Failure, Passion, and the Risk of Leading

The World Cup kicked off in Russia last week and I’ve enjoyed having the games on every day and watching them with my kids. I love the clash of footballing styles, the support of the fans, and the passion of the players representing their countries. Even though I grew up playing soccer, I didn’t really ‘get it’ until 2006 when we lived in Paris and Zidane led France to the Final. Then again in 2010, we lived in Spain when Catalan midfielder Andres Iniesta scored in the 116th minute of the final, ensuring the cup for the Spanish side. The goal sparked a party in the city that lasted more than a week and cemented the cultural significance of winning the World Cup into my head forever.

The World Cup is a chance to the see the world’s best teams and players in a high-pressure, unpredictable, and high-stakes context. And is the perfect opportunity to draw out some maybe ‘not-so-obvious’ sports analogies!

Lionel Messi Misses Penalty Against Iceland

It’s an amazing time to watch soccer/football. There are two players who are both being talked about as the greatest player of all time. Ronaldo and Messi carry more expectation than most any other superstars in the world.

Being one of the best players in the world, much less your team, creates the expectation that you will be the player to create the highlight, be the difference, and score the goal. In Portugal’s game earlier in the tournament Ronaldo scored a hat-trick against Spain. Messi most likely knew that the world was watching to see how he would respond. When he stepped up to take the PK against Iceland, we all expected him to put it in the back of the net. But his shot was saved by the Iceland goalkeeper and the score ended in a 1-1 draw.
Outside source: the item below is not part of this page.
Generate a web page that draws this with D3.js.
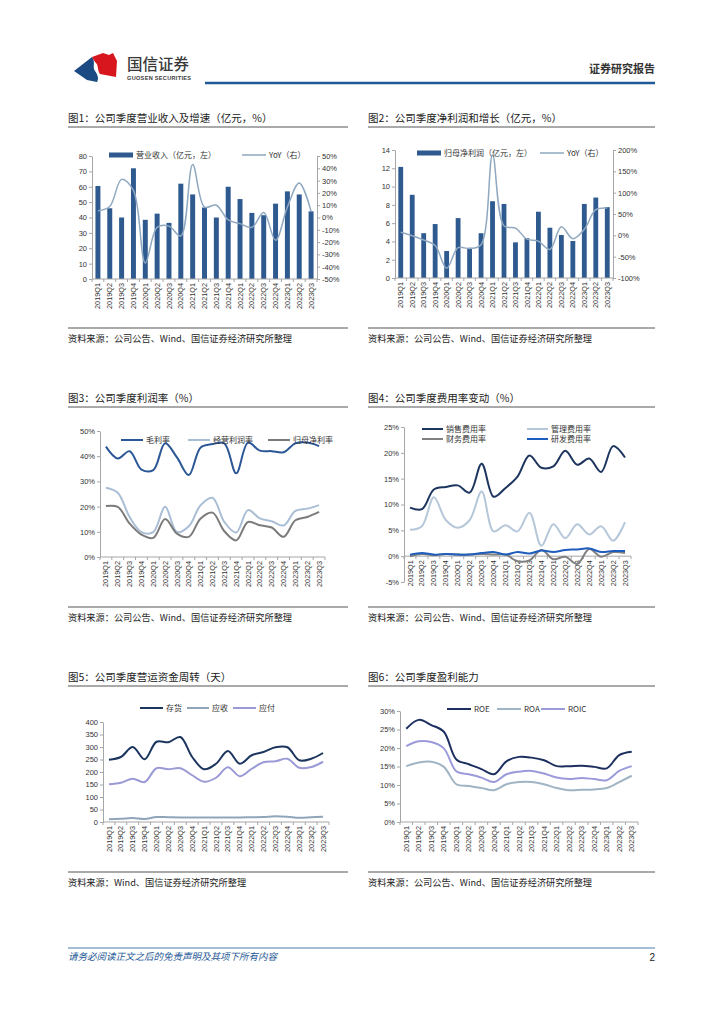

Sometimes the actions we take and decisions we make as leaders go well. And sometimes they don’t. Leadership is being willing to step up and make the decision (take the shot) when the consequences are high and the outcome is unpredictable. Many may say they would make the decision (or could make a better decision) but the truth is that most of us would rather let someone else make the hard decisions when there’s a lot on the line. In our culture today more than ever, most people don’t want to make a mistake or take the risk of making an unpopular decision. This is why leaders are hard to come by and even people who have titles of leadership rarely lead.

Mexico Defeats Germany

Unlike Landon Donovan, I’m not one of the Americans who has adopted our rivals as the team to support in the World Cup, but that doesn’t mean they don’t deserve serious praise for defeating the #1 ranked German team. They played with passion, power, and discipline. To be honest, I think they should have won by 2 or 3 goals.

Leaders have to carry a passion and intensity that sets the example for everyone else. I heard Gary Vaynerchuk say that no owner will ever get their employees to care as much about the business as they do. Similarly, it’s rare to find a team member who will be more passionate about success than their boss. The passion from the Mexican fans and training staff was remarkable, but it starts with the players on the field. Their country’s passion literally shook the earth…When they scored their goal to take the lead over Germany, the celebration registered seismic activity in Mexico City.

But passion alone didn’t carry ‘El Tri’ passed a very talented German team. It was also their ability to maintain passion paired with discipline. Each player executed their strategy with focus and passion. Leaders must be the ones to carry the torch of engagement and passion, but it must be focused and purposeful.

Neymar Gets Fouled A Record Number of Times By the Swiss Team

There isn’t a more polarizing player than Neymar in today’s game (maybe Luis Suarez). However, if you can observe his talent objectively, he’s the most talented and dynamic player on the field in most games. He has no fear in taking on 2, 3, or 4 defenders. His confidence, success, and boldness often infuriate opponents. He’s so much faster, better, and craftier than most defenders that they often result to fouling him, which seems to be the only strategy the Swiss team had. They seemed to foul him almost every time he got the ball setting a record for the most fouls on a single player in the past 20 years at a World Cup.

When people’s strengths land them in leadership roles, they don’t only get a new title. They are putting themselves under the microscope of scrutiny and potentially the crosshairs of criticism and frustration. There will always be people who want to cut leaders down out of jealousy, insecurity, or fear. Especially when they are leading people to places they don’t want to go. For example, a Sales Team could be upset when their commission structure is changed for the sake of the company. Or if a leader has to move team members into new roles as the company changes and grows. It could even be argued that if a leader isn’t being undermined at some level by those whom they lead, then they aren’t leading and the company is stagnant.

There are countless lessons we can learn about life and business in soccer. I’m a huge soccer fan and see connections everywhere…so it’s not much of a stretch to find ways to apply what I see in games to our real lives. There may be more posts like this coming over the next few weeks!

We’re only one week into the World Cup and I’m already loving it. I can’t wait to see who wins and how their country celebrates! Maybe one day we’ll experience it in the US!